1. Les chutes et leurs conséquences, dont les fractures osseuses dans certains cas, font partie d’un groupe de problèmes que les chercheurs appellent des « syndromes gériatriques ». Il s’agit d’affections/problèmes relativement répandus parmi les personnes âgées. Selon l’équipe WIHS, les syndromes gériatriques sont « associés à des conséquences défavorables, y compris l’incapacité, la fragilité, la réduction de la qualité de vie, la perte de l’autonomie et [un risque accru de mortalité] ».

Comme les personnes séropositives ont tendance à avoir une densité osseuse réduite, les chutes pourraient accroître leur risque de fractures.

2. L’analyse WIHS a trouvé un lien entre la consommation de drogues qui touchent le cerveau et un risque accru de chutes. D’autres études menées auprès de personnes séronégatives âgées ont permis d’observer la même association entre drogues et chutes.

3. Cette étude était fondée sur l’autodéclaration des chutes survenues au cours des six mois précédents par les participantes elles-mêmes. Il est possible que certaines participantes aient sous-estimé le nombre de leurs chutes car certaines d’entre elles avaient des problèmes de mémoire.

4. Il aurait été utile que les responsables de cette étude aient recueilli des données sur d’autres facteurs couramment associés aux chutes, tels que les antécédents des affections suivantes :

  • problèmes de vue
  • AVC
  • crise cardiaque
  • hypotension orthostatique (baisse soudaine de la tension artérielle qui se produit lorsqu’une personne se redresse, se lève ou sort du lit rapidement et qui provoque une sensation d’étourdissement et de vertige, une vue brouillée et une perte de connaissance)
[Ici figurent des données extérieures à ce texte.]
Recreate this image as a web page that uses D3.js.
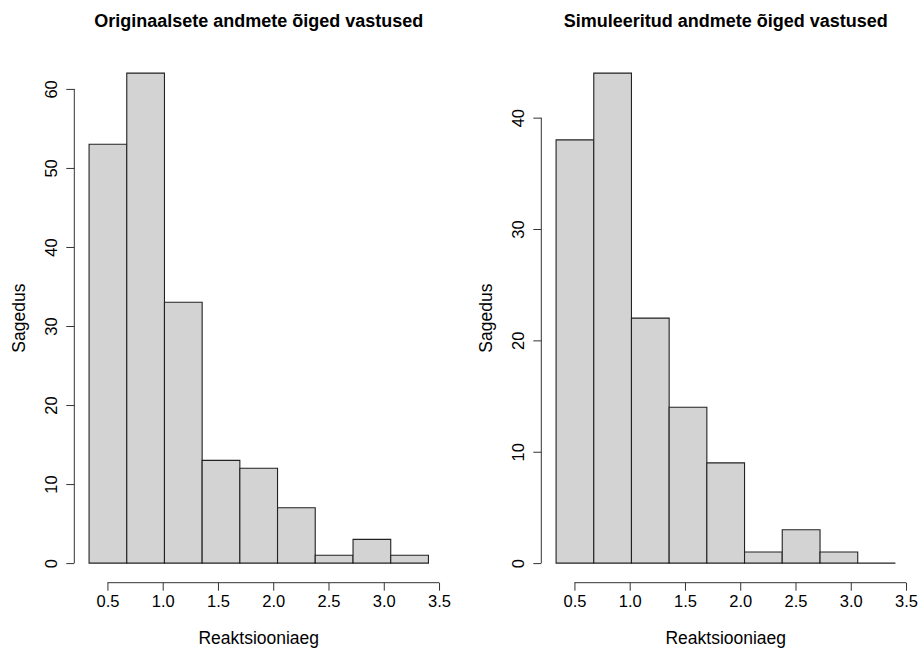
<!DOCTYPE html>
<html>
<head>
<meta charset="utf-8">
<script src="https://cdn.jsdelivr.net/npm/d3@7"></script>
<style>
  html, body { margin: 0; padding: 0; background: #fff; }
  svg { display: block; font-family: "Liberation Sans", Arial, sans-serif; }
</style>
</head>
<body>
<svg id="chart" width="918" height="652"></svg>
<script>
// Histogram bin edges (shared by both panels)
const breaks = [0.334, 0.675, 1.016, 1.357, 1.698, 2.039, 2.380, 2.722, 3.063, 3.404];

// Counts per bin
const originalCounts = [53, 62, 33, 13, 12, 7, 1, 3, 1];
const simulatedCounts = [38, 44, 22, 14, 9, 1, 3, 1, 0];

// Axis tick values
const xTicks = [0.5, 1.0, 1.5, 2.0, 2.5, 3.0, 3.5];
const originalYTicks = [0, 10, 20, 30, 40, 50, 60];
const simulatedYTicks = [0, 10, 20, 30, 40];

// Panel text
const panelTitles = ["Originaalsete andmete õiged vastused", "Simuleeritud andmete õiged vastused"];
const xLabel = "Reaktsiooniaeg";
const yLabel = "Sagedus";

const svg = d3.select("#chart");

const panels = [
  { title: panelTitles[0], counts: originalCounts, yTicks: originalYTicks, left: 75.5, right: 442 },
  { title: panelTitles[1], counts: simulatedCounts, yTicks: simulatedYTicks, left: 542.5, right: 909 }
];
const plotTop = 53.5, plotBottom = 582.7;
const axisColor = "#333";
const fontFamily = "Liberation Sans, Arial, sans-serif";

panels.forEach(p => {
  const g = svg.append("g");

  // 4% expansion of the data ranges, as in base R plots
  const x0 = breaks[0], x1 = breaks[breaks.length - 1];
  const xPad = (x1 - x0) * 0.04;
  const x = d3.scaleLinear().domain([x0 - xPad, x1 + xPad]).range([p.left, p.right]);

  const yMax = d3.max(p.counts);
  const yPad = yMax * 0.04;
  const y = d3.scaleLinear().domain([-yPad, yMax + yPad]).range([plotBottom, plotTop]);

  // Bars as closed paths so empty bins still show their outline on the baseline
  const bins = p.counts.map((c, i) => ({ x0: breaks[i], x1: breaks[i + 1], count: c }));
  g.selectAll("path.bar").data(bins).join("path")
    .attr("class", "bar")
    .attr("d", d => `M${x(d.x0)},${y(0)}V${y(d.count)}H${x(d.x1)}V${y(0)}Z`)
    .attr("fill", "#d3d3d3")
    .attr("stroke", "#222")
    .attr("stroke-width", 1.1);

  // X axis
  const xAxis = d3.axisBottom(x).tickValues(xTicks).tickFormat(d3.format(".1f")).tickSizeOuter(0).tickSizeInner(8).tickPadding(5);
  const xg = g.append("g").attr("transform", `translate(0,${plotBottom})`).call(xAxis);
  xg.select(".domain").attr("d", `M${x(xTicks[0])},0H${x(xTicks[xTicks.length - 1])}`).attr("stroke", axisColor);
  xg.selectAll(".tick line").attr("stroke", axisColor);
  xg.selectAll(".tick text").attr("font-size", 16.5).attr("fill", "#000").attr("font-family", fontFamily);

  // Y axis with labels parallel to the axis
  const yAxis = d3.axisLeft(y).tickValues(p.yTicks).tickSizeOuter(0).tickSizeInner(8).tickFormat(d3.format("d"));
  const yg = g.append("g").attr("transform", `translate(${p.left - 1.2},0)`).call(yAxis);
  yg.select(".domain").attr("d", `M0,${y(p.yTicks[0])}V${y(p.yTicks[p.yTicks.length - 1])}`).attr("stroke", axisColor);
  yg.selectAll(".tick line").attr("stroke", axisColor);
  yg.selectAll(".tick text")
    .attr("x", null).attr("dy", null)
    .attr("text-anchor", "middle")
    .attr("dominant-baseline", "central")
    .attr("transform", "translate(-23.3,0) rotate(-90)")
    .attr("font-size", 16.5).attr("fill", "#000")
    .attr("font-family", fontFamily);

  const cx = (p.left + p.right) / 2;

  // Title
  g.append("text")
    .attr("x", cx).attr("y", 27)
    .attr("text-anchor", "middle")
    .attr("font-size", 18).attr("font-weight", "bold").attr("fill", "#000")
    .text(p.title);

  // Axis titles
  g.append("text")
    .attr("x", cx).attr("y", 644)
    .attr("text-anchor", "middle")
    .attr("font-size", 17.5).attr("fill", "#000")
    .text(xLabel);

  g.append("text")
    .attr("transform", `translate(${p.left - 1.2 - 49.5},${(plotTop + plotBottom) / 2}) rotate(-90)`)
    .attr("text-anchor", "middle")
    .attr("font-size", 17.5).attr("fill", "#000")
    .text(yLabel);
});
</script>
</body>
</html>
5. Les chercheurs n’ont analysé que les données recueillies au sujet des chutes survenues depuis six mois dont les participantes se souvenaient. L’équipe WIHS a commencé à interroger les participantes au sujet des chutes en 2014. Il serait utile si, à l’avenir, les chercheurs continuaient à documenter les chutes et à surveiller les changements éventuels qui se produisent au fil du temps. Une telle documentation serait d’autant plus utile que le nombre de personnes séropositives qui vieillissent ne cesse d’augmenter.

6. Les chercheurs affirment avoir déterminé « plusieurs facteurs de risque de chute modifiables, y compris l’usage de plusieurs médicaments agissant dans le SNC et la consommation de drogues/d’alcool, lesquels pourraient devenir des cibles importantes des efforts visant la prévention des chutes chez les femmes vieillissantes ».

—Sean R. Hosein

RÉFÉRENCE :

Sharma A, Hoover DR, Shi Q, et al. Falls among middle-aged women in the Women's Interagency HIV Study. Antiviral Therapy. 2016; in press.